# convent of our Lady, northampton oct 2010



## MD (Oct 12, 2010)

the convent of our lady is in northampton, set in a lovely surroundings of an old house 
the place boasts a small school and chapel.. anyway on with some pictures..
main house 





staircase




bedside meeting 




another staircase in another hall




fireplace 





some more on my flickr


----------



## nij4829 (Oct 12, 2010)

Now thats a empty building - looks amazing.
Great find


----------



## Mr Sam (Oct 12, 2010)

staircase aint bad


----------



## Goldie87 (Oct 12, 2010)

Its a good looking place mate


----------



## Priority 7 (Oct 12, 2010)

Very nice MD, staircase is very close to Potters Manors.
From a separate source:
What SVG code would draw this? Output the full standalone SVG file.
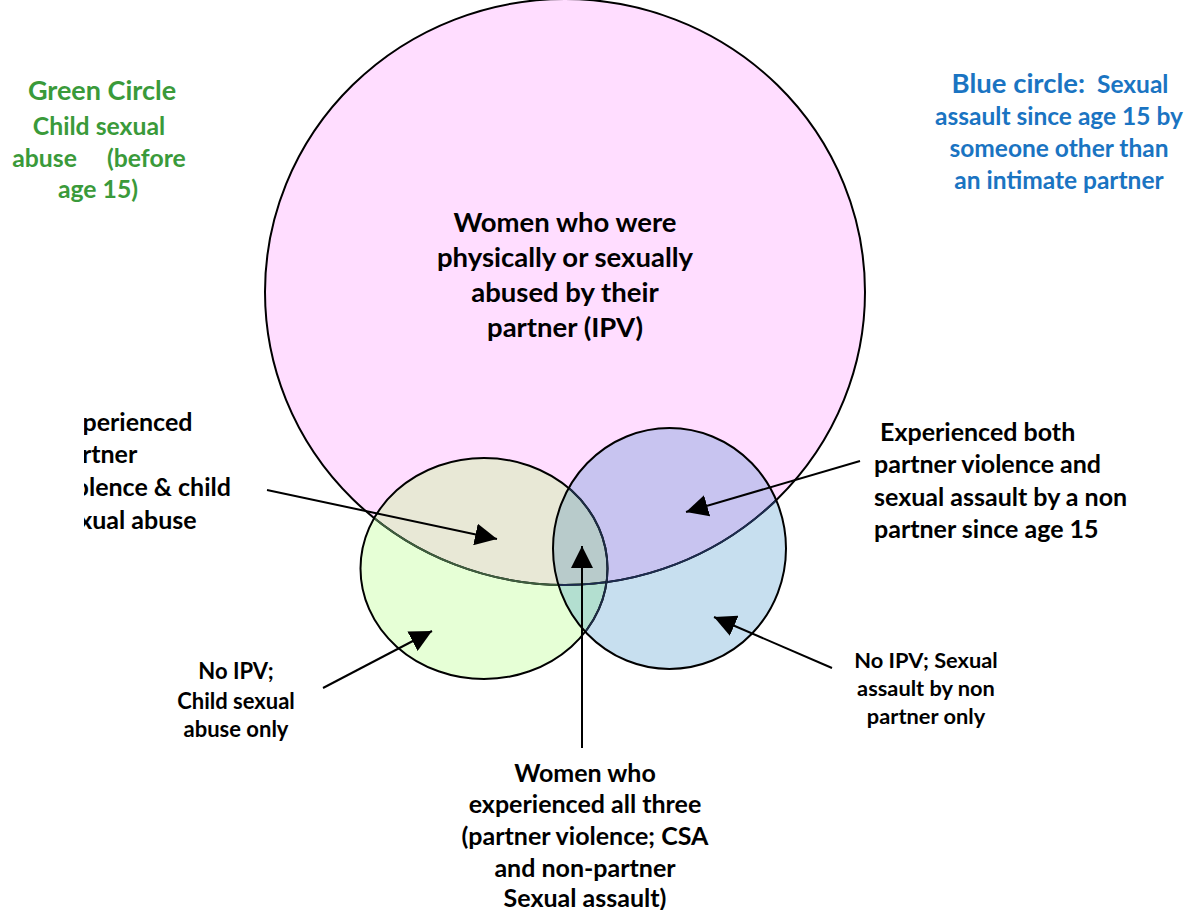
<svg xmlns="http://www.w3.org/2000/svg" width="1195" height="910" viewBox="0 0 1195 910">
<style>
text{font-family:Lato,"Liberation Sans",sans-serif;font-weight:700;fill:#000}
.c{text-anchor:middle}
.g{fill:#3a9a3a}
.b{fill:#1a74c2}
.line{stroke:#000;stroke-width:2;fill:none}
</style>
<defs>
<ellipse id="pinkE" cx="565" cy="292" rx="300" ry="293"/>
<ellipse id="greenE" cx="484" cy="568.5" rx="123.5" ry="110.5"/>
<ellipse id="blueE" cx="669.5" cy="548.5" rx="116.5" ry="120.5"/>
<clipPath id="cpPink"><use href="#pinkE"/></clipPath>
<clipPath id="cpGreen"><use href="#greenE"/></clipPath>
<clipPath id="cpBlue"><use href="#blueE"/></clipPath>
<clipPath id="cpLeft"><rect x="84" y="380" width="300" height="200"/></clipPath>
<marker id="ah" markerUnits="userSpaceOnUse" markerWidth="24" markerHeight="22" refX="22" refY="11" orient="auto">
<path d="M0,0 L22,11 L0,22 z" fill="#000"/>
</marker>
</defs>
<g id="pink-circle">
<use href="#pinkE" fill="#ffddff"/>
</g>
<g id="green-circle">
<use href="#greenE" fill="#e6ffd6"/>
<g clip-path="url(#cpPink)"><use href="#greenE" fill="#e8e8d6"/></g>
</g>
<g id="blue-circle">
<use href="#blueE" fill="#c7dfef"/>
<g clip-path="url(#cpPink)"><use href="#blueE" fill="#c8c4f0"/></g>
<g clip-path="url(#cpGreen)"><use href="#blueE" fill="#b3dfd0"/></g>
<g clip-path="url(#cpGreen)"><g clip-path="url(#cpPink)"><use href="#blueE" fill="#b8cbcb"/></g></g>
</g>
<g id="outlines">
<use href="#pinkE" class="line"/>
<g clip-path="url(#cpGreen)"><use href="#pinkE" fill="none" stroke="#3e5e3e" stroke-width="2"/></g>
<g clip-path="url(#cpBlue)"><use href="#pinkE" fill="none" stroke="#1c2c50" stroke-width="2"/></g>
<use href="#greenE" class="line"/>
<g clip-path="url(#cpBlue)"><use href="#greenE" fill="none" stroke="#1c2c44" stroke-width="2"/></g>
<use href="#blueE" class="line"/>
</g>
<g id="connectors">
<line x1="267" y1="490" x2="497" y2="539" class="line" marker-end="url(#ah)"/>
<line x1="323" y1="688" x2="432" y2="631" class="line" marker-end="url(#ah)"/>
<line x1="582" y1="748" x2="582" y2="546" class="line" marker-end="url(#ah)"/>
<line x1="860" y1="461" x2="686" y2="512" class="line" marker-end="url(#ah)"/>
<line x1="832" y1="668" x2="714" y2="617" class="line" marker-end="url(#ah)"/>
</g>
<g id="label-ipv" font-size="27.5">
<text class="c" x="565" y="232">Women who were</text>
<text class="c" x="565" y="267">physically or sexually</text>
<text class="c" x="565" y="302">abused by their</text>
<text class="c" x="565" y="337">partner (IPV)</text>
</g>
<g id="label-green">
<text class="c g" x="102" y="100" font-size="27">Green Circle</text>
<text class="c g" x="99" y="135" font-size="24.75">Child sexual</text>
<text class="c g" x="99" y="167" font-size="24.75" xml:space="preserve">abuse     (before</text>
<text class="c g" x="98" y="198" font-size="24.75">age 15)</text>
</g>
<g id="label-blue" font-size="24.5">
<text class="c b" x="1060" y="93" xml:space="preserve"><tspan font-size="27.5">Blue circle:</tspan>  Sexual</text>
<text class="c b" x="1059" y="125">assault since age 15 by</text>
<text class="c b" x="1059" y="157">someone other than</text>
<text class="c b" x="1059" y="189">an intimate partner</text>
</g>
<g id="label-ipv-csa" font-size="25" clip-path="url(#cpLeft)">
<text x="55" y="431">Experienced</text>
<text x="55" y="463">partner</text>
<text x="55" y="496">violence &amp; child</text>
<text x="55" y="529">sexual abuse</text>
</g>
<g id="label-ipv-sa" font-size="25">
<text x="880" y="440.5">Experienced both</text>
<text x="874" y="472.5">partner violence and</text>
<text x="874" y="505.5">sexual assault by a non</text>
<text x="874" y="537.5">partner since age 15</text>
</g>
<g id="label-csa-only" font-size="22">
<text class="c" x="236" y="679">No IPV;</text>
<text class="c" x="236" y="709">Child sexual</text>
<text class="c" x="236" y="737">abuse only</text>
</g>
<g id="label-sa-only" font-size="21.8">
<text class="c" x="926" y="668">No IPV; Sexual</text>
<text class="c" x="926" y="696">assault by non</text>
<text class="c" x="926" y="724">partner only</text>
</g>
<g id="label-all-three" font-size="25">
<text class="c" x="585" y="782">Women who</text>
<text class="c" x="585" y="813">experienced all three</text>
<text class="c" x="585" y="845">(partner violence; CSA</text>
<text class="c" x="585" y="877">and non-partner</text>
<text class="c" x="585" y="907">Sexual assault)</text>
</g>
</svg>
Lovely find.


----------



## evilnoodle (Oct 13, 2010)

Ooooh..........this is lovely, Matt 
Love the second shot with the light coming down the stairs.


----------



## Foxylady (Oct 13, 2010)

Lovely building. Fabulous find there. Cheers.


----------



## NobodyGirl (Oct 13, 2010)

Fantastic pics, really love that lighting!! 
Looks a real nice explore.


----------



## Em_Ux (Oct 13, 2010)

Love the look of this place.
Looks a good explore.


----------



## MD (Oct 15, 2010)

thanks for all the replies 
it had lovely lighting in the hall and was my favourite part of the building


----------



## klempner69 (Oct 15, 2010)

Very Potters Manor-esque Mr Donut,and nicely unchavved too


----------



## Acebikerchick (Oct 18, 2010)

Gorgeous building and the staircase...wow


----------



## JEP27 (Oct 19, 2010)

Lovely pics, it looks a great place. Lovely staircase!


----------



## highcannons (Oct 25, 2010)

I remember delivering stuff to this place ages ago!


----------